Material:
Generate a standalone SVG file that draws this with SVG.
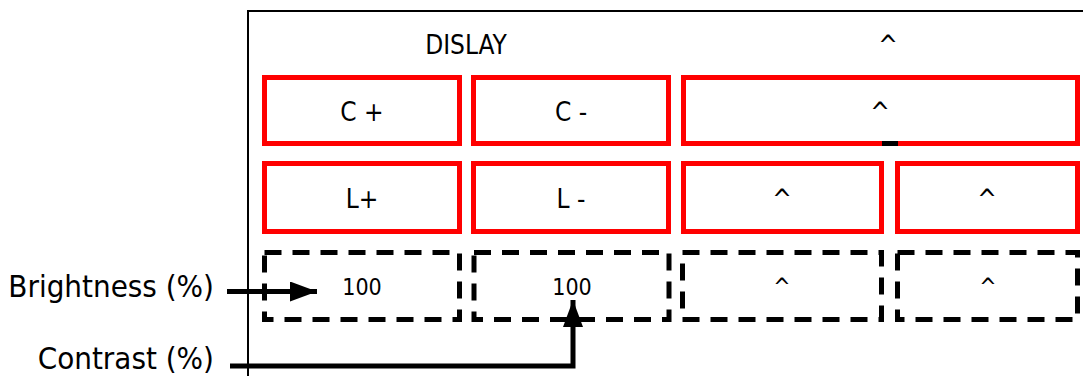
<svg xmlns="http://www.w3.org/2000/svg" width="1083" height="376" viewBox="0 0 1083 376">
<defs>
<style>
.t{font-family:"DejaVu Sans Condensed","DejaVu Sans",sans-serif;fill:#000;text-anchor:middle}
.m{font-size:26px}
.s{font-size:23px}
.l{font-size:31px;text-anchor:end}
.red{fill:none;stroke:#ff0000;stroke-width:5}
.dash{fill:none;stroke:#000;stroke-width:5;stroke-dasharray:17 11}
.con{fill:none;stroke:#000;stroke-width:5}
</style>
<marker id="ah" markerUnits="userSpaceOnUse" markerWidth="28" markerHeight="20" refX="27" refY="10" orient="auto">
<path d="M0,0 L27,10 L0,20 Z" fill="#000"/>
</marker>
</defs>
<rect width="1083" height="376" fill="#fff"/>
<g id="frame">
<rect x="248" y="11" width="900" height="400" fill="none" stroke="#000" stroke-width="2"/>
</g>
<g id="header">
<text class="t m" x="466" y="54">DISLAY</text>
<text class="t m" x="888" y="54">^</text>
</g>
<g id="c-plus"><rect class="red" x="264.5" y="77.5" width="195" height="66"/><text class="t m" x="362" y="121">C +</text></g>
<g id="c-minus"><rect class="red" x="473.5" y="77.5" width="195" height="66"/><text class="t m" x="571" y="121">C -</text></g>
<g id="r1c3"><rect class="red" x="683.5" y="77.5" width="394" height="66"/><rect x="882" y="141" width="16" height="5" fill="#000"/><text class="t m" x="880" y="121">^</text></g>
<g id="l-plus"><rect class="red" x="264.5" y="163.5" width="195" height="68"/><text class="t m" x="362" y="208">L+</text></g>
<g id="l-minus"><rect class="red" x="473.5" y="163.5" width="195" height="68"/><text class="t m" x="571" y="208">L -</text></g>
<g id="r2c3"><rect class="red" x="683.5" y="163.5" width="198" height="68"/><text class="t m" x="782" y="208">^</text></g>
<g id="r2c4"><rect class="red" x="897.5" y="163.5" width="180" height="68"/><text class="t m" x="987" y="208">^</text></g>
<g id="brightness"><rect class="dash" x="264.5" y="252.5" width="195" height="67"/><text class="t s" x="362" y="295">100</text></g>
<g id="contrast"><rect class="dash" x="474" y="252.5" width="195" height="67"/><text class="t s" x="572" y="295">100</text></g>
<g id="r3c3"><rect class="dash" x="682.5" y="252.5" width="199" height="67"/><text class="t s" x="782" y="295">^</text></g>
<g id="r3c4"><rect class="dash" x="897.5" y="252.5" width="180" height="67"/><text class="t s" x="988" y="295">^</text></g>
<g id="label-brightness"><text class="t l" x="214" y="297">Brightness (%)</text></g>
<g id="label-contrast"><text class="t l" x="214" y="369">Contrast (%)</text></g>
<g id="connectors">
<path class="con" d="M227,291.5 L317,291.5" marker-end="url(#ah)"/>
<path class="con" d="M230,366 L573,366 L573,300" marker-end="url(#ah)"/>
</g>
</svg>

Written problem: Your task is an exact transcription of all the data, minus the pictures.

Output below:
Generate a standalone SVG file that draws this with SVG.
<svg xmlns="http://www.w3.org/2000/svg" width="1083" height="376" viewBox="0 0 1083 376">
<defs>
<style>
.t{font-family:"DejaVu Sans Condensed","DejaVu Sans",sans-serif;fill:#000;text-anchor:middle}
.m{font-size:26px}
.s{font-size:23px}
.l{font-size:31px;text-anchor:end}
.red{fill:none;stroke:#ff0000;stroke-width:5}
.dash{fill:none;stroke:#000;stroke-width:5;stroke-dasharray:17 11}
.con{fill:none;stroke:#000;stroke-width:5}
</style>
<marker id="ah" markerUnits="userSpaceOnUse" markerWidth="28" markerHeight="20" refX="27" refY="10" orient="auto">
<path d="M0,0 L27,10 L0,20 Z" fill="#000"/>
</marker>
</defs>
<rect width="1083" height="376" fill="#fff"/>
<g id="frame">
<rect x="248" y="11" width="900" height="400" fill="none" stroke="#000" stroke-width="2"/>
</g>
<g id="header">
<text class="t m" x="466" y="54">DISLAY</text>
<text class="t m" x="888" y="54">^</text>
</g>
<g id="c-plus"><rect class="red" x="264.5" y="77.5" width="195" height="66"/><text class="t m" x="362" y="121">C +</text></g>
<g id="c-minus"><rect class="red" x="473.5" y="77.5" width="195" height="66"/><text class="t m" x="571" y="121">C -</text></g>
<g id="r1c3"><rect class="red" x="683.5" y="77.5" width="394" height="66"/><rect x="882" y="141" width="16" height="5" fill="#000"/><text class="t m" x="880" y="121">^</text></g>
<g id="l-plus"><rect class="red" x="264.5" y="163.5" width="195" height="68"/><text class="t m" x="362" y="208">L+</text></g>
<g id="l-minus"><rect class="red" x="473.5" y="163.5" width="195" height="68"/><text class="t m" x="571" y="208">L -</text></g>
<g id="r2c3"><rect class="red" x="683.5" y="163.5" width="198" height="68"/><text class="t m" x="782" y="208">^</text></g>
<g id="r2c4"><rect class="red" x="897.5" y="163.5" width="180" height="68"/><text class="t m" x="987" y="208">^</text></g>
<g id="brightness"><rect class="dash" x="264.5" y="252.5" width="195" height="67"/><text class="t s" x="362" y="295">100</text></g>
<g id="contrast"><rect class="dash" x="474" y="252.5" width="195" height="67"/><text class="t s" x="572" y="295">100</text></g>
<g id="r3c3"><rect class="dash" x="682.5" y="252.5" width="199" height="67"/><text class="t s" x="782" y="295">^</text></g>
<g id="r3c4"><rect class="dash" x="897.5" y="252.5" width="180" height="67"/><text class="t s" x="988" y="295">^</text></g>
<g id="label-brightness"><text class="t l" x="214" y="297">Brightness (%)</text></g>
<g id="label-contrast"><text class="t l" x="214" y="369">Contrast (%)</text></g>
<g id="connectors">
<path class="con" d="M227,291.5 L317,291.5" marker-end="url(#ah)"/>
<path class="con" d="M230,366 L573,366 L573,300" marker-end="url(#ah)"/>
</g>
</svg>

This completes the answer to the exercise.